Your AI Policy Is Not Your AI Governance Strategy

Your AI Policy Is Not Your AI Governance Strategy

Many organizations now have an AI acceptable use policy. Far fewer have addressed the operational and behavioral risks that come with employees using AI tools every day.

That gap is becoming increasingly visible.

Recent incidents have highlighted how easily AI related risks can move from policy issues to business issues. In a widely reported 2026 incident, an employee at Vercel granted a third party AI tool broad access to corporate systems while attempting to improve productivity. After the AI vendor was compromised, attackers leveraged those permissions to gain access to company resources, resulting in a security incident, investigation, and remediation effort.

Employees across industries are pasting sensitive information into public AI tools, relying on unverified AI generated outputs, using unauthorized AI applications, forwarding AI generated content without validation, and making decisions based on incomplete or inaccurate responses.

These incidents can lead to regulatory scrutiny, legal costs, intellectual property exposure, operational disruption, and loss of customer trust.

At the same time, organizations are trying to balance innovation, productivity, cybersecurity, privacy, legal exposure, and operational control.

The challenge is that AI governance is not simply a policy issue. It is a workforce behavior issue.

Most real world risk does not begin with malicious intent. It begins with uncertainty, speed, pressure, poor judgment, lack of oversight, and employees not fully understanding how AI tools should or should not be used in real situations.
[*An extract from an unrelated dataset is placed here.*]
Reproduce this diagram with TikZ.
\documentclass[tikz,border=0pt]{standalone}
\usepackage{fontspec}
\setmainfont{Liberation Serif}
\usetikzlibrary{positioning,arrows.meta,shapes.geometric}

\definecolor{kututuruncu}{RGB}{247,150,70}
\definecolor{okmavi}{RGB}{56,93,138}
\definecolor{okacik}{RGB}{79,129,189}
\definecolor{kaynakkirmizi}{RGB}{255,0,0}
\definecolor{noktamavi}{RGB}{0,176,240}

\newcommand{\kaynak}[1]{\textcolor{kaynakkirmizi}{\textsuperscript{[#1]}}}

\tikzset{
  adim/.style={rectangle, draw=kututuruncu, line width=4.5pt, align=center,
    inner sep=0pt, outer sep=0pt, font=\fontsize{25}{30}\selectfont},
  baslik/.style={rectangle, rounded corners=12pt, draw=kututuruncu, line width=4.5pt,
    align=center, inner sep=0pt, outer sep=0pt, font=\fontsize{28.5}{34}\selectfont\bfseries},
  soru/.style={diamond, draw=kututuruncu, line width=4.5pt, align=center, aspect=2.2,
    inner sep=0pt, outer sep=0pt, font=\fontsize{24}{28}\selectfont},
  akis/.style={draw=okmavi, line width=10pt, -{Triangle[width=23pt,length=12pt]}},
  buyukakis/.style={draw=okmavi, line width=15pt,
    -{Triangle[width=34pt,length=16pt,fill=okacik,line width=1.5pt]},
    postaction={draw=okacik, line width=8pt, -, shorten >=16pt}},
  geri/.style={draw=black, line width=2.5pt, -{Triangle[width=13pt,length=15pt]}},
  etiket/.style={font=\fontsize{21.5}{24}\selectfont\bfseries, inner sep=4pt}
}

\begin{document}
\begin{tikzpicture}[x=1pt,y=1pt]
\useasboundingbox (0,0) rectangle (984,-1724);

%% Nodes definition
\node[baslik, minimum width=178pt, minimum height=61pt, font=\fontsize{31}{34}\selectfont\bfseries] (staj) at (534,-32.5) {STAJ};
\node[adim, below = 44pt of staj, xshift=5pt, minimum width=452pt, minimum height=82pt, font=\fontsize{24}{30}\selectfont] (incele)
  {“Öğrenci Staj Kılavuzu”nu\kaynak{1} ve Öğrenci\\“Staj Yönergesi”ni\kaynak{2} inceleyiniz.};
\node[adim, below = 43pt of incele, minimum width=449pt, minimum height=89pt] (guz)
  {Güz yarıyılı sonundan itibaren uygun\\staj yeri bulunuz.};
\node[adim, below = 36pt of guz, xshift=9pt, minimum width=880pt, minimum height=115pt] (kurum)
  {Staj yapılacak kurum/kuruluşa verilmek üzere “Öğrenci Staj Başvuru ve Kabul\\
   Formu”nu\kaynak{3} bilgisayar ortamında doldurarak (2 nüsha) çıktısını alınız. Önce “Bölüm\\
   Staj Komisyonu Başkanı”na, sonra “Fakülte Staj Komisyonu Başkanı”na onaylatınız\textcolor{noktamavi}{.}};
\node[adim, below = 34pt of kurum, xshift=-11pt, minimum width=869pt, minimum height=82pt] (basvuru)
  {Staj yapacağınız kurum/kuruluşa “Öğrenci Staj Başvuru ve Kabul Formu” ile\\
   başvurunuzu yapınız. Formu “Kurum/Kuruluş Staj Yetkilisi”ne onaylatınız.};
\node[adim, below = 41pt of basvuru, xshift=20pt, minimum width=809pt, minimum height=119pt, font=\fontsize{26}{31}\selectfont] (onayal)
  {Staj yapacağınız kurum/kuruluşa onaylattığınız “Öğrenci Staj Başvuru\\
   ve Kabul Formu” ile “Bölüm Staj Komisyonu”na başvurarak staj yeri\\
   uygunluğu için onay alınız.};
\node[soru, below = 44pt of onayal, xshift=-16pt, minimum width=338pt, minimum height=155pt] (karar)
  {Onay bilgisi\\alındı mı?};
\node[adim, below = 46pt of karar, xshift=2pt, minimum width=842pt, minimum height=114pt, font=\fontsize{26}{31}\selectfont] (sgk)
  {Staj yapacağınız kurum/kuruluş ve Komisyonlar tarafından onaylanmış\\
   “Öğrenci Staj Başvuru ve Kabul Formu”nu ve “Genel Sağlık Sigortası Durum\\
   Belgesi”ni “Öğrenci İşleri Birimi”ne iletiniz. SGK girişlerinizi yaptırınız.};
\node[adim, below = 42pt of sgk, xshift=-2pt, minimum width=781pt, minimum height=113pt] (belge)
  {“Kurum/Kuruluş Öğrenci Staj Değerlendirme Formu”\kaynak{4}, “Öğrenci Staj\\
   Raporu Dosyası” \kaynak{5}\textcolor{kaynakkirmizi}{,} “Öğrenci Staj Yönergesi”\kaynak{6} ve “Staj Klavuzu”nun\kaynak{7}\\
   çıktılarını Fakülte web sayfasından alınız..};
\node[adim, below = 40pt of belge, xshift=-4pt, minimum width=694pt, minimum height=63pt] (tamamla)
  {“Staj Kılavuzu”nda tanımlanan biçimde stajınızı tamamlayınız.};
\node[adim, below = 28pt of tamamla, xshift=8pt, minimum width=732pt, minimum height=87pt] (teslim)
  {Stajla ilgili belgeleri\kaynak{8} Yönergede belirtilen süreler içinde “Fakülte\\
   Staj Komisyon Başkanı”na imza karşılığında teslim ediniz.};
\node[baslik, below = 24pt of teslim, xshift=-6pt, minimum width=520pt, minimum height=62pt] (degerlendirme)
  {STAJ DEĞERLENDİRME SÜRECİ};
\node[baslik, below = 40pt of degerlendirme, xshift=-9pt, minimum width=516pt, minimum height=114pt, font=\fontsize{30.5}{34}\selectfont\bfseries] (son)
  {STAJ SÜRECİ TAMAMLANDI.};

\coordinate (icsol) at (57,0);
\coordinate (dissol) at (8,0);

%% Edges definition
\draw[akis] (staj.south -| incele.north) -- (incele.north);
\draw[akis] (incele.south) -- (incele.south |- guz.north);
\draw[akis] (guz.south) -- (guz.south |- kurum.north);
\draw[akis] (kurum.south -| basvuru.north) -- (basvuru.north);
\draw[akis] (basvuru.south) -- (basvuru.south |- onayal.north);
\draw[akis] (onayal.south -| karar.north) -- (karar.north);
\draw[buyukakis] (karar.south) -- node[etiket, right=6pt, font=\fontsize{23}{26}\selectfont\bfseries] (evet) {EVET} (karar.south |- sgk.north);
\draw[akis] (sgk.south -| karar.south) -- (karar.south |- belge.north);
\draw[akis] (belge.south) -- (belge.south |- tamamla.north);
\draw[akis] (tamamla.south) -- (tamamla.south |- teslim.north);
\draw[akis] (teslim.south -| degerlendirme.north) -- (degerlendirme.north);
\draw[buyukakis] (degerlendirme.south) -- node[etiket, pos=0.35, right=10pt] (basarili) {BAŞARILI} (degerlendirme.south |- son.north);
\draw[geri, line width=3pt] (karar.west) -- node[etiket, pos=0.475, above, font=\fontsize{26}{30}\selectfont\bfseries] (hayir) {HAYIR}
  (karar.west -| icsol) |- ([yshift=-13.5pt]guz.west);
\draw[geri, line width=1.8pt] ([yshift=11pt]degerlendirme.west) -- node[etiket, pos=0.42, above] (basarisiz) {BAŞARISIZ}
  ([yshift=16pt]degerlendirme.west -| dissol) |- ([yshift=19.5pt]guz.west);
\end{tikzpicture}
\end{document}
Unlike many traditional compliance risks, AI adoption is accelerating faster than most governance programs can adapt.

That is why organizations are increasingly moving beyond awareness only approaches and focusing on practical, scenario based workforce education tied to real operational decision making.

Organizations should now be asking:

• What information should never be entered into AI systems?

• Do managers know when AI usage should be reviewed?

• Are teams validating AI generated outputs before acting on them?

• Are employees granting AI tools access to systems and data they do not fully understand?

• Is AI governance being reinforced continuously or simply mentioned once in a policy document?

As organizations continue developing AI governance programs, many are finding that policies alone are not enough. Employees and managers need practical guidance on how AI should be used, when concerns should be escalated, what information should never be entered into AI systems, and how AI generated outputs should be validated before decisions are made.

At Ethiciti, we have developed AI Governance, AI Security, and Understanding Generative AI training programs designed to help organizations reinforce those behaviors through realistic scenarios and practical decision making exercises.

AI governance will increasingly become part of broader operational resilience, cybersecurity, compliance, and risk management strategies rather than remaining a standalone technology conversation.

Organizations that treat AI governance as a policy exercise may find themselves reacting to incidents. Organizations that treat it as a workforce behavior issue have a better chance of preventing them.

Policies matter. But employee behavior is where most real world exposure actually begins.